Entre les rapports de force sur l’échiquier politique national, la situation sécuritaire, l’émergence de nouveaux candidats, que faudrait-il retenir de ces élections législatives prévues ce 29 mars 2020 ?
Selon les chiffres de la Commission électorale nationale indépendante (CENI), 7 663 464 électeurs seront appelés à voter dans 12 469 centres et 22 147 bureaux de vote repartis sur l’ensemble du territoire. La Cour constitutionnelle, dans son arrêt du 29 février 2020 portant proclamation de la liste définitive des candidats à l’élection des députés à l’Assemblée nationale, a validé 545 listes de candidatures pour les 147 sièges à pourvoir à l’hémicycle.
Sur ces candidatures validées officiellement, il y a un total de 1 447 candidats en compétition dont 1021 hommes candidats, soit 70,56%, 462 femmes soit 29,44%.
Promotion du genre
S’il y a un fait très important et nouveau, c’est évidement la proportion des candidatures féminines. De mémoire de Malien, c’est la première fois dans notre histoire politique qu’il y a autant de femmes sur les listes de candidature.
La « loi n°2015-052 du 18 décembre 2015 instituant des mesures pour promouvoir le genre dans l’accès aux fonctions électives et nominatives » a été scrupuleusement appliquée avec un regard pointu de la Cour constitutionnelle.
Émergence des candidatures jeunes et insolites
Autre fait majeur, c’est l’émergence des candidatures jeunes. Certains partis émergents, bien que récents et petits par rapport aux anciennes formations politiques, ont misé sur la jeunesse. La plus jeune liste alignée par un parti politique comporte des candidats âgés de 21 et 25 ans.
Sur un autre plan, des candidatures insolites, à l’instar de celle de Bakary Togola, ce magnat du monde paysan incarcéré préventivement, animent également le débat. C’est une première au Mali qu’un candidat aux législatives battra campagne derrière les barreaux loin de sa circonspection.
Une situation sécuritaire plus délétère qu’en 2013
Contrairement à 2013 où lors des précédentes échéances législatives, la situation était critique mais relativement acceptable, beaucoup de sang a coulé dans le Centre et dans le Nord du pays, entre violences intercommunautaires et attaques terroristes.

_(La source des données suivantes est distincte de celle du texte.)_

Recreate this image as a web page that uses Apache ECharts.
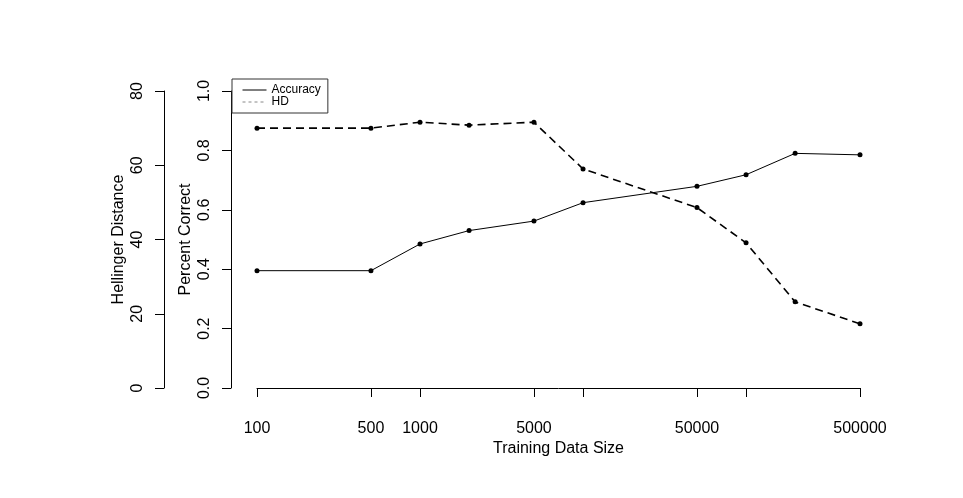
<!DOCTYPE html>
<html>
<head>
<meta charset="utf-8">
<script src="https://cdn.jsdelivr.net/npm/echarts@6/dist/echarts.min.js"></script>
<style>
  html, body { margin: 0; padding: 0; background: #fff; }
  #chart { width: 963px; height: 498px; }
</style>
</head>
<body>
<div id="chart"></div>
<script>
// training data sizes (log x axis)
const sizes = [100, 500, 1000, 2000, 5000, 10000, 50000, 100000, 200000, 500000];
// percent correct
const accuracy = [0.395, 0.395, 0.485, 0.53, 0.562, 0.624, 0.679, 0.718, 0.79, 0.785];
// hellinger distance
const hellinger = [70.0, 70.0, 71.6, 70.8, 71.6, 59.0, 48.6, 39.1, 23.2, 17.3];
// where the x axis puts ticks, and which of them get a label
const tickSizes = [100, 500, 1000, 5000, 10000, 50000, 100000, 500000];
const labelSizes = [100, 500, 1000, 5000, 50000, 500000];

const font = 'Liberation Sans, Arial, Helvetica, sans-serif';
const black = '#000';

const chart = echarts.init(document.getElementById('chart'));

const yAxisBase = {
  type: 'value',
  position: 'left',
  nameLocation: 'middle',
  nameRotate: 90,
  nameGap: 37,
  nameMoveOverlap: false,
  nameTextStyle: { fontFamily: font, fontSize: 16, color: black, lineHeight: 16 },
  splitLine: { show: false },
  axisLine: { show: true, lineStyle: { color: black, width: 1 } },
  axisTick: { show: true, length: 9, lineStyle: { color: black } },
  axisLabel: { rotate: 90, margin: 18, fontFamily: font, fontSize: 16, color: black, lineHeight: 16 }
};

chart.setOption({
  animation: false,
  backgroundColor: '#fff',
  grid: { left: 257, right: 103, top: 91, bottom: 110 },
  legend: {
    orient: 'vertical',
    left: 232,
    top: 79,
    padding: [5, 7, 5, 10],
    itemGap: 0,
    itemWidth: 24,
    itemHeight: 12,
    borderColor: '#333',
    borderWidth: 1,
    borderRadius: 0,
    itemStyle: { opacity: 0 },
    textStyle: { fontFamily: font, fontSize: 12, color: black, lineHeight: 12 },
    data: [
      { name: 'Accuracy', lineStyle: { width: 1, color: black, type: 'solid' } },
      { name: 'HD', lineStyle: { width: 1, color: '#888', type: [3, 3] } }
    ]
  },
  xAxis: {
    type: 'log',
    min: 100,
    max: 500000,
    offset: 12,
    name: 'Training Data Size',
    nameLocation: 'middle',
    nameGap: 41,
    nameMoveOverlap: false,
    nameTextStyle: { fontFamily: font, fontSize: 16, color: black, lineHeight: 16 },
    splitLine: { show: false },
    minorTick: { show: false },
    axisLine: { show: true, lineStyle: { color: black, width: 1 } },
    axisTick: { show: true, length: 9, lineStyle: { color: black }, customValues: tickSizes },
    axisLabel: {
      margin: 21,
      fontFamily: font,
      fontSize: 16,
      color: black,
      lineHeight: 16,
      customValues: labelSizes,
      formatter: v => String(Math.round(v))
    }
  },
  yAxis: [
    Object.assign({}, yAxisBase, {
      name: 'Percent Correct',
      min: 0,
      max: 1,
      interval: 0.2,
      offset: 26,
      axisLabel: Object.assign({}, yAxisBase.axisLabel, { formatter: v => v.toFixed(1) })
    }),
    Object.assign({}, yAxisBase, {
      name: 'Hellinger Distance',
      min: 0,
      max: 80,
      interval: 20,
      offset: 93
    })
  ],
  series: [
    {
      name: 'Accuracy',
      type: 'line',
      yAxisIndex: 0,
      data: sizes.map((s, i) => [s, accuracy[i]]),
      symbol: 'circle',
      symbolSize: 5,
      itemStyle: { color: black },
      lineStyle: { color: black, width: 1 }
    },
    {
      name: 'HD',
      type: 'line',
      yAxisIndex: 1,
      data: sizes.map((s, i) => [s, hellinger[i]]),
      symbol: 'circle',
      symbolSize: 5,
      itemStyle: { color: black },
      lineStyle: { color: black, width: 1.6, type: [8, 5] }
    }
  ]
});
</script>
</body>
</html>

La sécurité demeure le plus gros défi pour ces élections à venir. Il est pratiquement impossible pour des candidats dans certaines localités de battre campagne normalement et partout. Il ne faudrait pas s’attendre à un engouement dans les urnes, plusieurs électeurs seront également abonnés aux absents du fait des déplacements internes et des menaces qui planent.
Pour ne rien arranger à la situation, les anciens rebelles de la Coordination des mouvements de l’Azawad (CMA) se retirent du processus électoral et refusent de participer à la sécurisation du scrutin dans les zones qu’ils contrôlent.
Seule bonne nouvelle : la disposition au dialogue du Groupe de soutien à l’islam et aux musulmans (GSIM) de Iyad Ag Ghaly pourrait apporter une accalmie le temps de ces élections, principalement dans le Centre qui est une zone densément peuplée. L’engagement au dialogue du GSIM n’est malheureusement pas celui de l’État Islamique dans le grand Sahara (EIGS), qui étend également son influence sur cette zone.
Pas de bouleversement majeur de l’environnement politique en vue
Bien qu’une grande partie de la population malienne appelle au changement et au renouvellement de la classe politique, ces élections seront une perpétuation de l’ancien système de la génération mars 1991 dite des « acteurs du mouvement démocratique ».
Les vieilles pratiques, alliances entre partis dits de l’opposition et de la majorité, ont repris de plus belle au grand dam des populations, qui ont peu d’options. C’est un consensus qui ne dit pas son nom.
Les propositions des partis sont plus basées sur les têtes des candidats que sur des offres concrètes et les électeurs voteront plus pour les personnes que sur la base de projets de société.
Pour les partis politiques, les objectifs sont clairs : les partis de la mouvance présidentielle visent l’obtention d’une majorité confortable ; les partis de l’opposition lorgnent quelques sièges pour exister ; les nouveaux partis, quant à eux, tentent une petite percée pour asseoir leur légitimité dans le tumultueux marigot politique.
Malgré l’absence de sondages spécialisés crédibles sur la question, ces élections nationales (à qui on a volontairement donné une identité locale) ne bouleverseront pas le paysage politique. Il est fort probable que les rapports de forces resteront les mêmes à l’Assemblée nationale. Il y aura certainement quelques surprises dans quelques circonscriptions, qui n’auront pas un impact important sur le paysage politique.
Enfin, avec les facteurs sécuritaires couplés à l’absence d’une offre politique alternative, le taux de participation des élections de 2020 sera en deçà des 38,4 % enregistrés lors du premier tour du scrutin législatif du 24 novembre 2013.